Expanding Data Handling: Multibyte Operations and Instruction Format Evolution

Key Insight

The initial 8-bit data width posed a significant limitation. While a hardware-intensive solution of connecting multiple 8-bit adders existed for 16-bit operations, a more cost-effective approach was developed. This involved saving the 'Carry Out' bit from the 8-bit adder during the addition of low-order bytes in a 1-bit 'Carry latch'. This latched carry is then utilized as the 'Carry Input' for the subsequent addition of high-order bytes, enabling correct 16-bit arithmetic.

This advancement introduced new operation codes: 'Add with Carry' (22h) and 'Subtract with Borrow' (23h), complementing the existing 'Load' (10h), 'Store' (11h), 'Add' (20h), 'Subtract' (21h), and 'Halt' (FFh). The 'Add with Carry' instruction leverages the Carry latch's output as the adder's carry input, facilitating accurate multibyte additions for values such as 16-bit, 24-bit, or 32-bit numbers. Similarly, 'Subtract with Borrow' utilizes the Carry latch to propagate borrows across byte boundaries during multibyte subtractions.

A fundamental architectural change transformed most instructions (excluding 'Halt') into a 3-byte format: one byte for the opcode followed by two bytes for a 16-bit memory address.

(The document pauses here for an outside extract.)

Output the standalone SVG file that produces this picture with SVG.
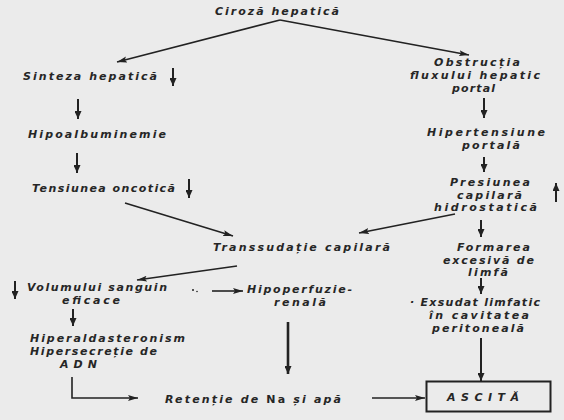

This allowed instructions to directly reference specific data locations, promoting flexible data storage and the reuse of computational results. Consequently, a single 64-KB RAM array could store both code and data, using a 2-to-1 selector to switch between the program counter's address and the latched instruction's address. However, this increased versatility reduced the machine's processing speed to one-fourth of its original rate due to longer instruction fetch cycles.